GIVEN DATA -
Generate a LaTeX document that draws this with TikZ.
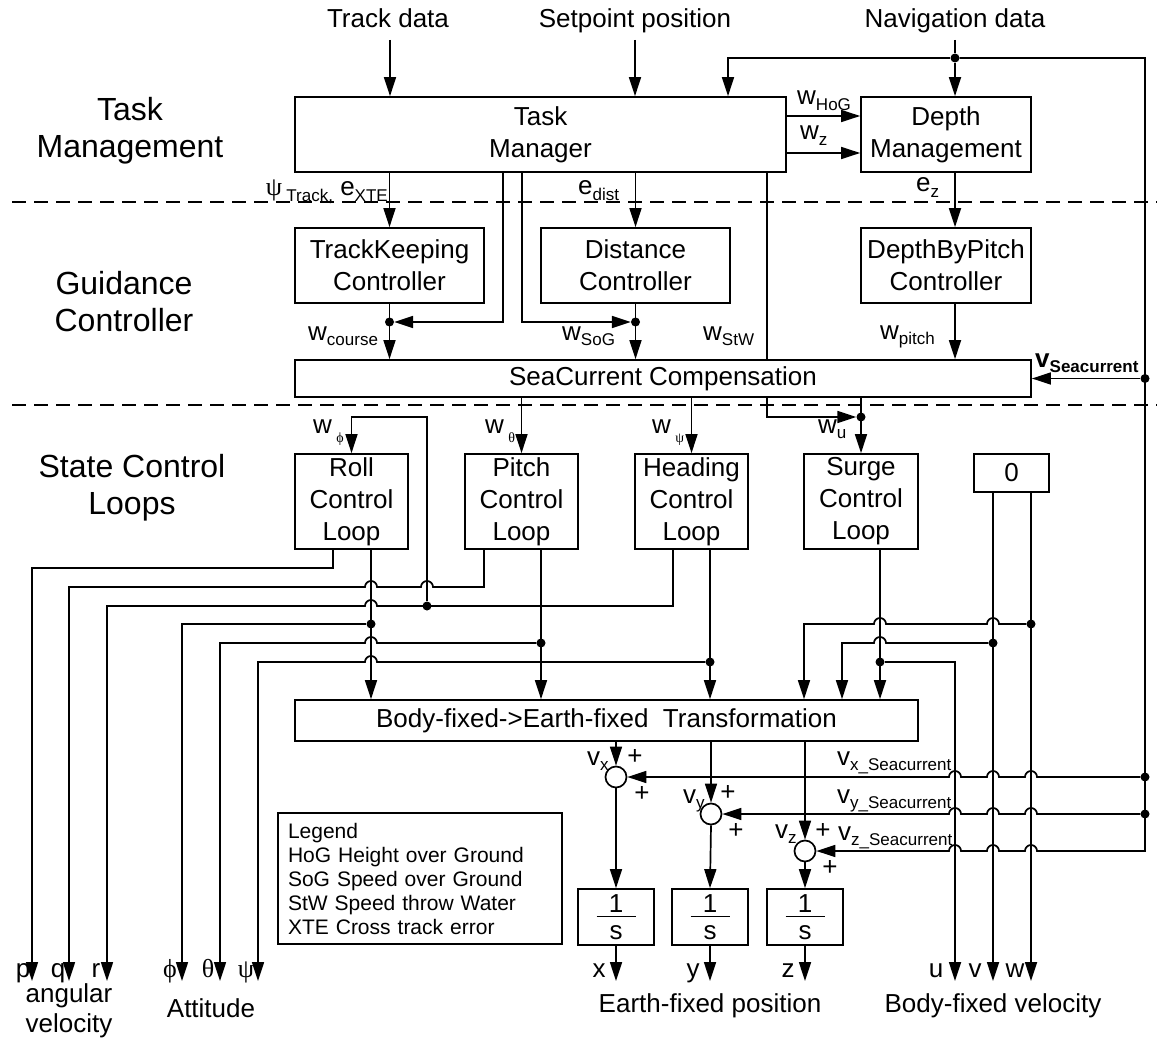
\documentclass[tikz,border=0pt]{standalone}
\usepackage{fontspec}
\setmainfont{Liberation Sans}
\newfontfamily\grk{Liberation Serif}
\usetikzlibrary{arrows.meta, positioning, calc}

% subscripts as drawn in the scheme
\newcommand{\ssub}[1]{\raisebox{-0.2em}{\fontsize{17}{17}\selectfont #1}}
\newcommand{\gsub}[1]{\,\raisebox{-0.35em}{\fontsize{14}{14}\selectfont\grk #1}}

\begin{document}
\begin{tikzpicture}[x=1pt, y=-1pt,
    blk/.style={draw, line width=1.7pt, inner sep=0pt, align=center, font=\fontsize{26}{32}\selectfont},
    intg/.style={blk, font=\fontsize{26}{26}\selectfont, minimum width=76, minimum height=56},
    sig/.style={line width=1.7pt, -{Triangle[length=19pt, width=12pt]}},
    wire/.style={line width=1.7pt},
    jdot/.style={circle, fill, inner sep=0pt, minimum size=9pt},
    sumc/.style={circle, draw, line width=1.7pt, fill=white, inner sep=0pt, minimum size=21pt},
    lab/.style={inner sep=0pt, font=\fontsize{26}{30}\selectfont},
    grp/.style={inner sep=0pt, align=center, font=\fontsize{32}{37}\selectfont},
    sep/.style={line width=1.4pt, dash pattern=on 14pt off 8pt}
]
\useasboundingbox (0,0) rectangle (1157,1043);

% layer separators
\draw[sep] (12,202) -- (1157,202);
\draw[sep] (12,405) -- (1157,405);

% layer names
\node[grp] (gTask) at (130,131) {Task\\Management};
\node[grp] (gGuid) at (124,302) {Guidance\\Controller};
\node[grp] (gState) at (132,488) {State Control\\Loops};

% inputs
\node[lab, anchor=base] (tdata) at (388,28) {Track data};
\node[lab, anchor=base] (spos) at (635,28) {Setpoint position};
\node[lab, anchor=base] (ndata) at (955,28) {Navigation data};
\coordinate (tdin) at (390,40);
\coordinate (spin) at (635,40);
\coordinate (ndin) at (955,40);

% blocks
\node[blk, minimum width=491, minimum height=75] (tm) at (540.5,134.5) {Task\\Manager};
\node[blk, minimum width=170, minimum height=75] (dm) at (946,134.5) {Depth\\Management};
\node[blk, minimum width=189, minimum height=75] (tk) at (389.5,265.5) {TrackKeeping\\Controller};
\node[blk, minimum width=189, minimum height=75] (dc) at (635.5,265.5) {Distance\\Controller};
\node[blk, minimum width=170, minimum height=75] (dp) at (946,265.5) {DepthByPitch\\Controller};
\node[blk, minimum width=736, minimum height=37] (sc) at (663,378.5) {SeaCurrent Compensation};
\node[blk, minimum width=113, minimum height=95] (roll) at (351.5,501.5) {Roll\\Control\\Loop};
\node[blk, minimum width=113, minimum height=95] (pitch) at (521.5,501.5) {Pitch\\Control\\Loop};
\node[blk, minimum width=113, minimum height=95] (head) at (691.5,501.5) {Heading\\Control\\Loop};
\node[blk, minimum width=114, minimum height=95] (surge) at (861,501.5) {Surge\\Control\\Loop};
\node[blk, minimum width=75, minimum height=38] (zero) at (1011.5,473) {0};
\node[blk, minimum width=623, minimum height=41] (tr) at (606.5,720.5) {Body-fixed->Earth-fixed\ \ Transformation};
\node[sumc] (cx) at (616,777) {};
\node[sumc] (cy) at (711,814) {};
\node[sumc] (cz) at (805,851) {};
\node[intg] (ix) at (616,917) {1\\[-21pt]\rule{39pt}{1.3pt}\\[-4pt]s};
\node[intg] (iy) at (710,917) {1\\[-21pt]\rule{39pt}{1.3pt}\\[-4pt]s};
\node[intg] (iz) at (805,917) {1\\[-21pt]\rule{39pt}{1.3pt}\\[-4pt]s};
\node[draw, line width=1.7pt, inner xsep=10pt, inner ysep=0pt, minimum height=131, text width=264pt,
      align=left, font=\fontsize{21}{24}\selectfont] (legend) at (420,878.5)
      {Legend\\HoG Height over Ground\\SoG Speed over Ground\\StW Speed throw Water\\XTE Cross track error};

% junctions
\node[jdot] (nj) at (955,58) {};
\node[jdot] (vj) at (1145,378.5) {};
\node[jdot] (rxj) at (1145,777) {};
\node[jdot] (ryj) at (1145,814) {};
\node[jdot] (jc) at (389.5,322) {};
\node[jdot] (js) at (635.5,322) {};
\node[jdot] (ju) at (861,417) {};
\node[jdot] (jh) at (427,606) {};
\node[jdot] (jr) at (371,624) {};
\node[jdot] (jp) at (541,643) {};
\node[jdot] (jy) at (710,662) {};
\node[jdot] (jsu) at (880,662) {};
\node[jdot] (jw) at (1031,624) {};
\node[jdot] (jv) at (993,643) {};

% outputs
\coordinate (pend) at (32,981);
\coordinate (qend) at (69,981);
\coordinate (rend) at (107,981);
\coordinate (phend) at (182,981);
\coordinate (thend) at (220,981);
\coordinate (psend) at (258,981);
\coordinate (xend) at (616,981);
\coordinate (yend) at (710,981);
\coordinate (zend) at (805,981);
\coordinate (uend) at (955,981);
\coordinate (vend) at (993,981);
\coordinate (wend) at (1031,981);

% task management
\draw[sig] (tdin) -- (tdin |- tm.north);
\draw[sig] (spin) -- (spin |- tm.north);
\draw[wire] (ndin) -- (nj);
\draw[sig] (nj) -- (nj |- dm.north);
\draw[sig] (nj) -| (728,0 |- tm.north);
\draw[sig] (tm.east |- 0,116) -- (dm.west |- 0,116);
\draw[sig] (tm.east |- 0,153) -- (dm.west |- 0,153);

% guidance
\draw[sig] (tk.north |- tm.south) -- (tk.north);
\draw[sig] (503,0 |- tm.south) |- (jc);
\draw[sig] (522,0 |- tm.south) |- (js);
\draw[sig] (dc.north |- tm.south) -- (dc.north);
\draw[wire] (767,0 |- tm.south) -- (767,0 |- sc.north);
\draw[sig] (955,0 |- dm.south) -- (955,0 |- dp.north);
\draw[sig] (955,0 |- dp.south) -- (955,0 |- sc.north);
\draw[sig] (tk.south) -- (tk.south |- sc.north);
\draw[sig] (dc.south) -- (dc.south |- sc.north);
\draw[sig] (vj) -- (sc.east);

% sea current rail
\draw[sig] (nj) -| (1145,851) -- (1037,851) arc[start angle=0, end angle=180, radius=6pt]
  -- (999,851) arc[start angle=0, end angle=180, radius=6pt]
  -- (961,851) arc[start angle=0, end angle=180, radius=6pt] -- (cz.east);
\draw[sig] (rxj) -- (1037,777) arc[start angle=0, end angle=180, radius=6pt]
  -- (999,777) arc[start angle=0, end angle=180, radius=6pt]
  -- (961,777) arc[start angle=0, end angle=180, radius=6pt] -- (cx.east);
\draw[sig] (ryj) -- (1037,814) arc[start angle=0, end angle=180, radius=6pt]
  -- (999,814) arc[start angle=0, end angle=180, radius=6pt]
  -- (961,814) arc[start angle=0, end angle=180, radius=6pt] -- (cy.east);

% state control loops inputs
\draw[sig] (pitch.north |- sc.south) -- (pitch.north);
\draw[sig] (head.north |- sc.south) -- (head.north);
\draw[sig] (surge.north |- sc.south) -- (surge.north);
\draw[sig] (767,0 |- sc.south) |- (ju);
\draw[sig] (jh) -- (427,417) -| (roll.north);

% loop outputs
\draw[sig] (333,0 |- roll.south) |- (32,568) -- (pend);
\draw[sig] (484,0 |- pitch.south) -- (484,587) -- (433,587) arc[start angle=0, end angle=180, radius=6pt]
  -- (377,587) arc[start angle=0, end angle=180, radius=6pt] -- (69,587) -- (qend);
\draw[sig] (673,0 |- head.south) -- (673,606) -- (377,606) arc[start angle=0, end angle=180, radius=6pt]
  -- (107,606) -- (rend);
\draw[sig] (371,0 |- roll.south) -- (371,0 |- tr.north);
\draw[sig] (jr) -| (phend);
\draw[sig] (541,0 |- pitch.south) -- (541,0 |- tr.north);
\draw[sig] (jp) -- (377,643) arc[start angle=0, end angle=180, radius=6pt] -- (220,643) -- (thend);
\draw[sig] (710,0 |- head.south) -- (710,0 |- tr.north);
\draw[sig] (jy) -- (377,662) arc[start angle=0, end angle=180, radius=6pt] -- (258,662) -- (psend);
\draw[sig] (880,0 |- surge.south) -- (880,0 |- tr.north);
\draw[sig] (jsu) -| (uend);
\draw[sig] (993,0 |- zero.south) -- (vend);
\draw[sig] (1031,0 |- zero.south) -- (wend);
\draw[sig] (jw) -- (999,624) arc[start angle=0, end angle=180, radius=6pt]
  -- (886,624) arc[start angle=0, end angle=180, radius=6pt] -- (804,624) -- (804,0 |- tr.north);
\draw[sig] (jv) -- (886,643) arc[start angle=0, end angle=180, radius=6pt] -- (842,643) -- (842,0 |- tr.north);

% earth-fixed position
\draw[sig] (cx.north |- tr.south) -- (cx.north);
\draw[sig] (cy.north |- tr.south) -- (cy.north);
\draw[sig] (cz.north |- tr.south) -- (cz.north);
\draw[sig] (cx.south) -- (ix.north);
\draw[sig] (cy.south) -- (iy.north);
\draw[sig] (cz.south) -- (iz.north);
\draw[sig] (ix.south) -- (xend);
\draw[sig] (iy.south) -- (yend);
\draw[sig] (iz.south) -- (zend);

% signal labels
\node[lab, anchor=base west] (lhog) at (797,105) {w\ssub{HoG}};
\node[lab, anchor=base west] (lwz) at (800,140) {w\ssub{z}};
\node[lab, anchor=base east] (ltrack) at (388,196) {{\grk ψ}\,\ssub{Track,} e\ssub{XTE}};
\node[lab, anchor=base west] (ldist) at (578,195) {e\ssub{dist}};
\node[lab, anchor=base west] (lez) at (916,192) {e\ssub{z}};
\node[lab, anchor=base west] (lcourse) at (308,340) {w\ssub{course}};
\node[lab, anchor=base west] (lsog) at (562,340) {w\ssub{SoG}};
\node[lab, anchor=base west] (lstw) at (703,340) {w\ssub{StW}};
\node[lab, anchor=base west] (lpitch) at (880,339) {w\ssub{pitch}};
\node[lab, anchor=base west] (lvsc) at (1035,367) {\textbf{v\ssub{Seacurrent}}};
\node[lab, anchor=base west] (lwphi) at (313,433) {w\gsub{ϕ}};
\node[lab, anchor=base west] (lwth) at (485,433) {w\gsub{θ}};
\node[lab, anchor=base west] (lwpsi) at (652,433) {w\gsub{ψ}};
\node[lab, anchor=base west] (lwu) at (818,433) {w\ssub{u}};
\node[lab, anchor=base west] (lvx) at (587,765) {v\ssub{x}};
\node[lab, anchor=base west] (lvy) at (683,803) {v\ssub{y}};
\node[lab, anchor=base west] (lvz) at (775,838) {v\ssub{z}};
\node[lab] (px1) at (635,757) {+};
\node[lab] (px2) at (642,794) {+};
\node[lab] (py1) at (728,793) {+};
\node[lab] (py2) at (736,831) {+};
\node[lab] (pz1) at (823,831) {+};
\node[lab] (pz2) at (830,868) {+};
\node[lab, anchor=base west] (lvxs) at (837,765) {v\ssub{x\_Seacurrent}};
\node[lab, anchor=base west] (lvys) at (837,803) {v\ssub{y\_Seacurrent}};
\node[lab, anchor=base west] (lvzs) at (838,840) {v\ssub{z\_Seacurrent}};

% output labels
\node[lab, anchor=base] (lp) at (23,977) {p};
\node[lab, anchor=base] (lq) at (58,977) {q};
\node[lab, anchor=base] (lr) at (96,977) {r};
\node[lab, anchor=base] (lphi) at (170,977) {\grk ϕ};
\node[lab, anchor=base] (lth) at (208,977) {\grk θ};
\node[lab, anchor=base] (lpsi) at (246,977) {\grk ψ};
\node[lab, anchor=base] (lx) at (599,977) {x};
\node[lab, anchor=base] (ly) at (693,977) {y};
\node[lab, anchor=base] (lz) at (788,977) {z};
\node[lab, anchor=base] (lu) at (936,977) {u};
\node[lab, anchor=base] (lv) at (975,977) {v};
\node[lab, anchor=base] (lw) at (1015,977) {w};
\node[lab, align=center] (lang) at (69,1011) {angular\\velocity};
\node[lab, anchor=base] (latt) at (211,1017) {Attitude};
\node[lab, anchor=base] (lefp) at (710,1012) {Earth-fixed position};
\node[lab, anchor=base] (lbfv) at (993,1012) {Body-fixed velocity};
\end{tikzpicture}
\end{document}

WORK INSTRUCTIONS - From the top of the listing above, repeat each line exactly until you reach the line containing "(gState) at (132,488)", and repeat that one too. Leave the pictures out.

EXPECTED OUTPUT -
Generate a LaTeX document that draws this with TikZ.
\documentclass[tikz,border=0pt]{standalone}
\usepackage{fontspec}
\setmainfont{Liberation Sans}
\newfontfamily\grk{Liberation Serif}
\usetikzlibrary{arrows.meta, positioning, calc}

% subscripts as drawn in the scheme
\newcommand{\ssub}[1]{\raisebox{-0.2em}{\fontsize{17}{17}\selectfont #1}}
\newcommand{\gsub}[1]{\,\raisebox{-0.35em}{\fontsize{14}{14}\selectfont\grk #1}}

\begin{document}
\begin{tikzpicture}[x=1pt, y=-1pt,
    blk/.style={draw, line width=1.7pt, inner sep=0pt, align=center, font=\fontsize{26}{32}\selectfont},
    intg/.style={blk, font=\fontsize{26}{26}\selectfont, minimum width=76, minimum height=56},
    sig/.style={line width=1.7pt, -{Triangle[length=19pt, width=12pt]}},
    wire/.style={line width=1.7pt},
    jdot/.style={circle, fill, inner sep=0pt, minimum size=9pt},
    sumc/.style={circle, draw, line width=1.7pt, fill=white, inner sep=0pt, minimum size=21pt},
    lab/.style={inner sep=0pt, font=\fontsize{26}{30}\selectfont},
    grp/.style={inner sep=0pt, align=center, font=\fontsize{32}{37}\selectfont},
    sep/.style={line width=1.4pt, dash pattern=on 14pt off 8pt}
]
\useasboundingbox (0,0) rectangle (1157,1043);

% layer separators
\draw[sep] (12,202) -- (1157,202);
\draw[sep] (12,405) -- (1157,405);

% layer names
\node[grp] (gTask) at (130,131) {Task\\Management};
\node[grp] (gGuid) at (124,302) {Guidance\\Controller};
\node[grp] (gState) at (132,488) {State Control\\Loops};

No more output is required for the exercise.